I'm not making any conclusions - Im asking a question and posing a conjecture. I've made a case for English being the most logical/efficient/easy to learn language, there is room for others to come in and make a case for an alternative.

Which of the three languages you speak makes the most sense to you? I assume one was native, probably English, so which of the other two made the most sense?


The point there is that you can put the word only anywhere in that sentence:
Only she said that she loved him
she only said that she loved him
she said only that she loved him
she said that only she loved him
she said that she only loved him
she said that she loved only him
she said that she loved him only

It refers to a singular, as you say, but the singular thing that it refers to changes depending on where it comes in the sentence.
I guess there will be similar constructs in other languages though but it does show why English is imprecise.
"She is walking with her child wearing a yellow tshirt" - there's no way to tell who is wearing the yellow tshirt in that sentence.

Your final example is bad grammar though, a comma would sort out the ambiguity. As written the child is wearing a yellow t-shirt, but if you add a comma, she is wearing it: 'She is walking with her child, wearing a yellow t-shirt'.

Im aware of the point about the word 'only'. My point was you only learn one word, and the way you use the word changes the meaning, hence 'building block'. In other languages you need to learn many more words and then need to choose the version that means what you want it to.
 
All languages make sense, that’s the beauty of being fluent, I don’t think about it, words just comes out when you are fluent.

When you are not fluent, you think of what to say, how to say it before you speak.

and yes, when you are trying to rank them, you are drawing conclusions.
 
To my mind the app should have started with the sounds of the letter combinations, eg Dz is pronounced like a j. It hasn't even gone there yet. Pretty poor.

An example of how you can come unstuck by knowing a little of a language.
In an upmarket restaurant near London Bridge, our waitress was Polish, and showing off a tad, I asked for “rachunek proszę”, (the bill please), she brought it to the table and I said, “dziękuję”, (thank you).
My wife said, “Oh come on, you said that we were going.”
I said, “We are”, she said, “Didn’t you just say something about gin?”
As you’ll know OP, dziękuję sounds like jin koo-yer.
 
I speak 3 languages

I've been meaning to ask anyone who is multilingual about this for years but I always forget.

When you're thinking, which language do you think in? What goes around your head the most?

Which out of these three would you consider your native language? Is that the language you think in?

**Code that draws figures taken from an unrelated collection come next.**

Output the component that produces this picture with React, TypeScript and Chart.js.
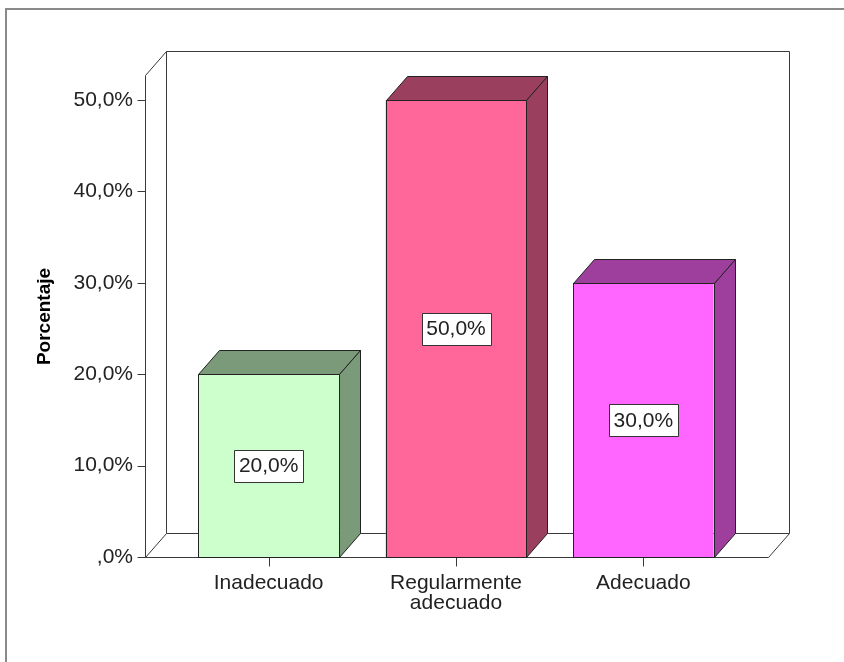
import React, { useEffect, useRef } from "react";
import { Chart, registerables } from "chart.js";

Chart.register(...registerables);

const categories: (string | string[])[] = ["Inadecuado", ["Regularmente", "adecuado"], "Adecuado"];
const percentages: number[] = [20, 50, 30];
const frontColors: string[] = ["#CCFFCC", "#FF6699", "#FF66FF"];
const sideColors: string[] = ["#7A9A7A", "#9B3F5E", "#9E3F9E"];
const yTicks: number[] = [0, 10, 20, 30, 40, 50];
const axisTitle = "Porcentaje";

const FONT = "'Liberation Sans', Arial, sans-serif";

function fmt(v: number): string {
  if (v === 0) return ",0%";
  return v.toFixed(1).replace(".", ",") + "%";
}

const DX = 21;
const DY = -24;

const box3d = {
  id: "box3d",
  beforeDraw(chart: any) {
    const ctx = chart.ctx;
    ctx.save();
    ctx.fillStyle = "#ffffff";
    ctx.fillRect(0, 0, chart.width, chart.height);
    ctx.strokeStyle = "#8a8a8a";
    ctx.lineWidth = 2;
    ctx.beginPath();
    ctx.moveTo(6, chart.height + 5);
    ctx.lineTo(6, 9);
    ctx.lineTo(chart.width + 5, 9);
    ctx.stroke();
    ctx.restore();
  },
  beforeDatasetsDraw(chart: any) {
    const ctx = chart.ctx;
    const { left, right, top, bottom } = chart.chartArea;
    const ys = chart.scales.y;
    const xs = chart.scales.x;
    const fl = left - 30 + 0.5;
    const fr = right + 31 + 0.5;
    const fb = Math.round(bottom) + 0.5;
    const ft = Math.round(top) - 25 + 0.5;
    ctx.save();
    ctx.strokeStyle = "#3a3a3a";
    ctx.lineWidth = 1;
    ctx.beginPath();
    // back wall
    ctx.moveTo(fl + DX, fb + DY);
    ctx.lineTo(fl + DX, ft + DY);
    ctx.lineTo(fr + DX, ft + DY);
    ctx.lineTo(fr + DX, fb + DY);
    ctx.lineTo(fl + DX, fb + DY);
    // left wall
    ctx.moveTo(fl, fb);
    ctx.lineTo(fl, ft);
    ctx.lineTo(fl + DX, ft + DY);
    // floor
    ctx.moveTo(fl, fb);
    ctx.lineTo(fr, fb);
    ctx.lineTo(fr + DX, fb + DY);
    ctx.moveTo(fl, fb);
    ctx.lineTo(fl + DX, fb + DY);
    // y ticks
    yTicks.forEach((v) => {
      const py = Math.round(ys.getPixelForValue(v)) + 0.5;
      ctx.moveTo(fl - 8, py);
      ctx.lineTo(fl, py);
    });
    // x ticks
    categories.forEach((_, i) => {
      const px = Math.round(xs.getPixelForValue(i)) + 0.5;
      ctx.moveTo(px, fb);
      ctx.lineTo(px, fb + 9);
    });
    ctx.stroke();

    // axis title
    ctx.fillStyle = "#000000";
    ctx.font = `bold 19px ${FONT}`;
    ctx.textAlign = "center";
    ctx.textBaseline = "middle";
    ctx.translate(45, (ft + fb) / 2);
    ctx.rotate(-Math.PI / 2);
    ctx.fillText(axisTitle, 0, 0);
    ctx.restore();
  },
  afterDatasetsDraw(chart: any) {
    const ctx = chart.ctx;
    const meta = chart.getDatasetMeta(0);
    ctx.save();
    ctx.lineWidth = 1;
    ctx.strokeStyle = "#222222";
    ctx.lineJoin = "round";
    meta.data.forEach((bar: any, i: number) => {
      const l = Math.round(bar.x - bar.width / 2) + 0.5;
      const r = Math.round(bar.x + bar.width / 2) + 0.5;
      const t = Math.round(bar.y) + 0.5;
      const b = Math.round(bar.base) + 0.5;
      // top face
      ctx.fillStyle = sideColors[i];
      ctx.beginPath();
      ctx.moveTo(l, t);
      ctx.lineTo(l + DX, t + DY);
      ctx.lineTo(r + DX, t + DY);
      ctx.lineTo(r, t);
      ctx.closePath();
      ctx.fill();
      ctx.stroke();
      // side face
      ctx.beginPath();
      ctx.moveTo(r, t);
      ctx.lineTo(r + DX, t + DY);
      ctx.lineTo(r + DX, b + DY);
      ctx.lineTo(r, b);
      ctx.closePath();
      ctx.fill();
      ctx.stroke();
      // front outline
      ctx.strokeRect(l, t, r - l, b - t);
    });
    // value labels
    ctx.font = `21px ${FONT}`;
    ctx.textAlign = "center";
    ctx.textBaseline = "middle";
    meta.data.forEach((bar: any, i: number) => {
      const txt = fmt(percentages[i]);
      const w = ctx.measureText(txt).width + 9;
      const h = 32;
      const cx = bar.x;
      const cy = (bar.y + bar.base) / 2;
      const bx = Math.round(cx - w / 2) + 0.5;
      const by = Math.round(cy - h / 2) + 0.5;
      ctx.fillStyle = "#ffffff";
      ctx.fillRect(bx, by, Math.round(w), h);
      ctx.strokeStyle = "#333333";
      ctx.strokeRect(bx, by, Math.round(w), h);
      ctx.fillStyle = "#222222";
      ctx.fillText(txt, cx, cy + 1);
    });
    ctx.restore();
  },
};

export default function App() {
  const ref = useRef<HTMLCanvasElement | null>(null);
  useEffect(() => {
    document.body.style.margin = "0";
    const canvas = ref.current;
    if (!canvas) return;
    const chart = new Chart(canvas, {
      type: "bar",
      data: {
        labels: categories,
        datasets: [
          {
            data: percentages,
            backgroundColor: frontColors,
            borderWidth: 0,
            barPercentage: 0.75,
            categoryPercentage: 1,
          },
        ],
      },
      options: {
        animation: false,
        responsive: false,
        maintainAspectRatio: false,
        layout: { padding: { left: 37, right: 107, top: 100, bottom: 35 } },
        plugins: { legend: { display: false }, tooltip: { enabled: false } },
        scales: {
          x: {
            grid: { display: false, drawTicks: false },
            border: { display: false },
            ticks: {
              color: "#222222",
              font: { family: FONT, size: 21, lineHeight: "20px" as any },
              padding: 16,
              maxRotation: 0,
              autoSkip: false,
            },
            afterFit: (s: any) => {
              s.height = 70;
            },
          },
          y: {
            min: 0,
            max: 50,
            grid: { display: false, drawTicks: false },
            border: { display: false },
            ticks: {
              stepSize: 10,
              color: "#222222",
              font: { family: FONT, size: 21 },
              padding: 42,
              callback: (v: any) => fmt(Number(v)),
            },
            afterFit: (s: any) => {
              s.width = 138;
            },
          },
        },
      },
      plugins: [box3d],
    });
    return () => chart.destroy();
  }, []);
  return (
    <div style={{ width: 844, height: 662 }}>
      <canvas ref={ref} width={844} height={662} style={{ display: "block", width: 844, height: 662 }} />
    </div>
  );
}
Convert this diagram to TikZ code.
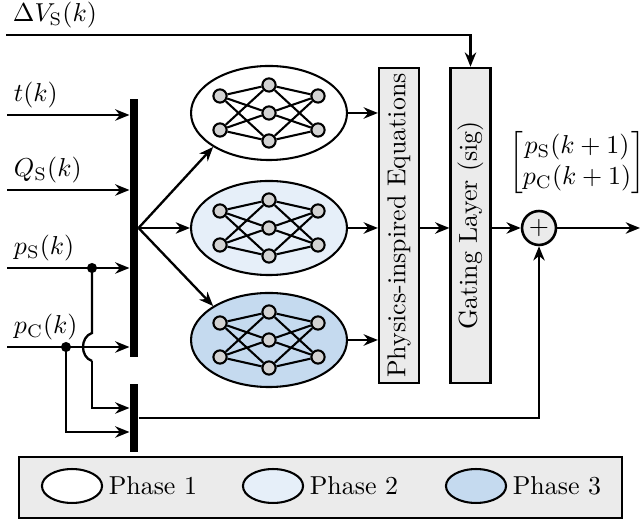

I know they're not related in any way to the thread but it's just something I keep forgetting to ask people who are fluent in multiple languages.
 
I'm not making any conclusions - Im asking a question and posing a conjecture. I've made a case for English being the most logical/efficient/easy to learn language, there is room for others to come in and make a case for an alternative.

.
People have alluded to it, but I'm not sure it has been explicitly mentioned but i think you underestimate the amount of practise you've had in the english language. Depending on your age it could easily be over 100,000 hours.

Think about every conversation you have had, every book, email, letter, forum post you have read and everything you've written in your life. All of these have worked to reinforce your understanding of the rules of the english language (Both correctly and incorrectly;)).

After all of that practise of course the language is going to be logical to you.